Если Достоевский и не говорил «все мы вышли из гоголевской “Шинели”», то во все времена в русской литературе производились наблюдения, кто и откуда вышел. А как же!
Наслаждение доставляет обнаружение следов одного писателя у другого, преемственность, подражание и т. д. Почему?
Вероятно, это всё из той же человеческой привязанности к скрепкам времени, ко всем средствам, как бы защищающим от смерти и забвения, то есть — эстафета.
Мышкину на вокзале «померещился странный, горячий взгляд чьих-то двух глаз». Казалось бы, лишнее — «глаз», не говоря уж о «двух». Но упростим: «померещился чей-то странный горячий взгляд», — что останется от картины? А тут два глаза горят! В толпе горят два глаза. Всё больше убеждаюсь в том, что Достоевский умел, если надо, передать картину, как никто, смелость при этом проявляя невероятную: «и продолжавшую улыбаться остатками ещё недавнего смеха».
У Достоевского никто из героев никогда не занят делом, даже и тем, которое обозначено. Как служит Митя, сочиняет Иван, как добывал свои капиталы Фёдор Павлович Карамазов, как учится Раскольников, «гуляет» Сонечка, как служат генералы все его. О результатах сообщается, но не показывается самый процесс, за исключением разве что ростовщичества — в «Кроткой» и «Преступлении и наказании». Помещики не помеществуют, крестьяне не хлебопашествуют.
Катюша же Маслова показана во все этапы, убедительно и наглядно, от падения через профессию разврата, через грубость к очищению. И всё так: помещики, офицеры, маркёры, крестьяне, чиновники, — все заняты, и их занятие изображается автором.
Почему Толстой так бесился, обвиняя «эти джерси мерзкие, эти нашлёпки на зады, эти голые плечи, руки, почти груди… обтягивание выставленного зада» — не в одной только «Крейцеровой сонате»?
Да они его возбуждали безмерно!
Страшно читать высказанное Толстым: «Между мужчиной и женщиной больше физической разницы, чем между животными (медведем и медведицей, волком и волчицей)». Страшно, потому что заставляет напрягаться: так ли это?
В 1870 году Толстой считал проституцию благом и необходимостью, даром Провидения для сохранности семьи (неотправленное письмо Н. Н. Страхову от 19 марта).

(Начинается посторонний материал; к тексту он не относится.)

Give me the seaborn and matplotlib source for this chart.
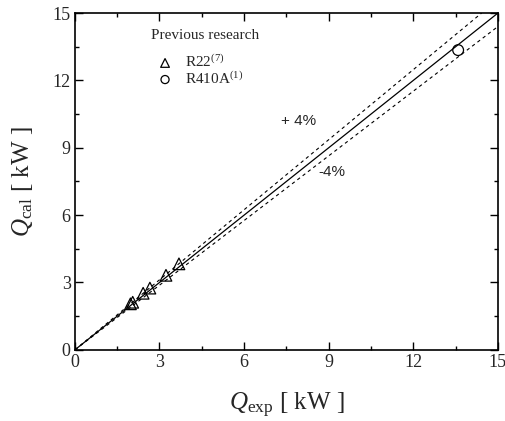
import numpy as np
import pandas as pd
import matplotlib
matplotlib.use("Agg")
import matplotlib.pyplot as plt
import seaborn as sns
from matplotlib.ticker import MultipleLocator

sns.set_style("ticks")
plt.rcParams['font.family'] = ['Liberation Serif', 'DejaVu Serif']
plt.rcParams['mathtext.fontset'] = 'custom'
plt.rcParams['mathtext.rm'] = 'Liberation Serif'
plt.rcParams['mathtext.it'] = 'Liberation Serif:italic'

# data
r22_exp = [1.97, 2.05, 2.42, 2.66, 3.23, 3.69]
r22_cal = [2.05, 2.12, 2.52, 2.75, 3.32, 3.83]
r410a_exp = [13.59]
r410a_cal = [13.35]
ref_x = [0, 15]
plus_dev = 0.04
minus_dev = -0.04

fig = plt.figure(figsize=(5.06, 4.21), dpi=100)
ax = fig.add_axes([0.148, 0.169, 0.836, 0.800])

line_df = pd.DataFrame({"x": ref_x, "y": ref_x})
sns.lineplot(data=line_df, x="x", y="y", ax=ax, color="black", lw=0.9)
xp = [0, 15 / (1 + plus_dev)]
sns.lineplot(x=xp, y=[v * (1 + plus_dev) for v in xp], ax=ax, color="black",
             lw=0.8, linestyle=(0, (3, 3)))
sns.lineplot(x=ref_x, y=[v * (1 + minus_dev) for v in ref_x], ax=ax, color="black",
             lw=0.8, linestyle=(0, (3, 3)))

sns.scatterplot(x=r22_exp, y=r22_cal, ax=ax, marker="^", s=70,
                facecolor="none", edgecolor="black", linewidth=0.9,
                label=r"R22$^{\mathregular{(7)}}$", zorder=5)
sns.scatterplot(x=r410a_exp, y=r410a_cal, ax=ax, marker="o", s=60,
                facecolor="none", edgecolor="black", linewidth=0.9,
                label=r"R410A$^{\mathregular{(1)}}$", zorder=5)

ax.set_xlim(0, 15)
ax.set_ylim(0, 15)
ax.xaxis.set_major_locator(MultipleLocator(3))
ax.yaxis.set_major_locator(MultipleLocator(3))
ax.xaxis.set_minor_locator(MultipleLocator(1.5))
ax.yaxis.set_minor_locator(MultipleLocator(1.5))
ax.tick_params(which="both", direction="in", top=True, right=True,
               labelsize=13, width=1, color="black", pad=3)
ax.tick_params(which="major", length=6)
ax.tick_params(which="minor", length=3)
for sp in ax.spines.values():
    sp.set_linewidth(1.2)
    sp.set_color("black")

ax.set_xlabel(r"$Q_{\mathregular{exp}}$ [ kW ]", fontsize=18, labelpad=14)
ax.set_ylabel(r"$Q_{\mathregular{cal}}$ [ kW ]", fontsize=18, labelpad=13)

ax.text(7.94, 10.19, "+ 4%", fontsize=11, family="Liberation Sans",
        ha="center", va="center")
ax.text(9.11, 7.92, "-4%", fontsize=11, family="Liberation Sans",
        ha="center", va="center")

ax.text(0.307, 0.932, "Previous research", transform=ax.transAxes,
        fontsize=11, ha="center", va="center")
leg = ax.legend(frameon=False, fontsize=11, loc="upper left",
                bbox_to_anchor=(0.177, 0.903), borderpad=0,
                handletextpad=0.8, labelspacing=0.0, markerscale=0.75,
                handlelength=1.0)

fig.savefig("out.png", dpi=100)
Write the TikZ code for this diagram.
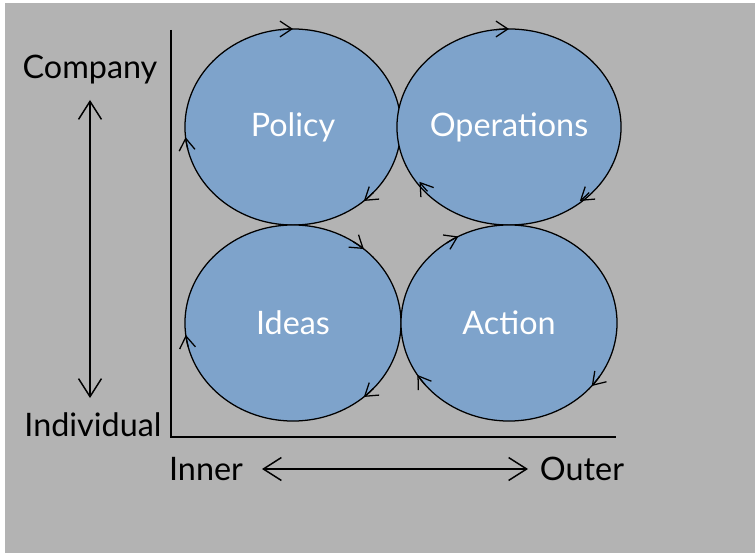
\documentclass[tikz,border=0pt]{standalone}
\usepackage{fontspec}
\setmainfont{Lato}
\usetikzlibrary{arrows.meta,shapes.geometric,calc}
\definecolor{bggray}{RGB}{179,179,179}
\definecolor{loopblue}{RGB}{126,163,203}
\newcommand{\turn}[2]{\draw[cycle] ($(#1)+(#2+7:108 and 98)$) arc[start angle=#2+7, end angle=#2, x radius=108, y radius=98];}

\begin{document}
\begin{tikzpicture}[x=0.025cm, y=0.025cm]
  \tikzstyle{loop}=[draw=black, line width=0.9pt, fill=loopblue, shape=ellipse,
    inner sep=0pt, minimum width=5.4cm, minimum height=4.9cm,
    text=white, font=\fontsize{23}{27}\selectfont]
  \tikzstyle{cycle}=[line width=0.9pt, -{Straight Barb[length=8.5pt,width=11.3pt]}]
  \tikzstyle{axis}=[line width=2.1pt]
  \tikzstyle{both}=[line width=1.05pt, {Straight Barb[length=12.8pt,width=16.3pt]}-{Straight Barb[length=12.8pt,width=16.3pt]}]
  \tikzstyle{lbl}=[inner sep=0pt, font=\fontsize{23}{27}\selectfont]
\useasboundingbox (0,0) rectangle (755,553);
\fill[white] (0,0) rectangle (755,553);
\fill[bggray] (5,0) rectangle (755,550);

\node[loop] (pol) at (293,426) {Policy};
\node[loop] (ops) at (509,426) {Operations};
\node[loop] (ide) at (293,230) {Ideas};
\node[loop] (act) at (509,230) {Action};

\turn{pol}{90} \turn{pol}{186} \turn{pol}{-49}
\turn{ops}{90} \turn{ops}{214} \turn{ops}{-49}
\turn{ide}{49} \turn{ide}{187} \turn{ide}{-49}
\turn{act}{118} \turn{act}{212} \turn{act}{-40}

\coordinate (ytop) at (171,523);
\coordinate (org) at (171,116);
\coordinate (xend) at (616,116);
\draw[axis] (ytop) -- (org) -- (xend);

\node[lbl] (comp) at (90,483) {Company};
\node[lbl] (indiv) at (93,128) {Individual};
\node[lbl] (inner) at (206,84) {Inner};
\node[lbl] (outer) at (582,84) {Outer};
\coordinate (hi) at (90,453);
\coordinate (lo) at (90,155);
\coordinate (lt) at (262,84);
\coordinate (rt) at (528,84);
\draw[both] (hi) -- (lo);
\draw[both] (lt) -- (rt);
\end{tikzpicture}
\end{document}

Толстой всю жизнь силился засунуться в грязь жизни и всегда был обречён делать это лишь внешне, словно когда, выполняя чёрную работу, знаешь, что переменишь потом одежду. Ибо за ним стояли всюду Ясная Поляна, титул, слава.
Кто мог написать: «Я не люблю, когда брюнеты поют, как блондины»?
Это мог написать только Набоков, но написал Александр Дюма (слова принадлежат графу Монте-Кристо).
Пренебрежительное отношение «профессионалов» к сочинениям Александра Дюма вызвано явно простой завистью. Кто ещё способен два века лидировать в успехе у читателя? Но ведь к чисто «дюмовским» качествам: он то и дело роняет вовсе не авантюрные перлы. К процитированному ещё один: «…толпу, которая становилась тем гуще, чем меньше понимала, ради чего она собралась» («Двадцать лет спустя»).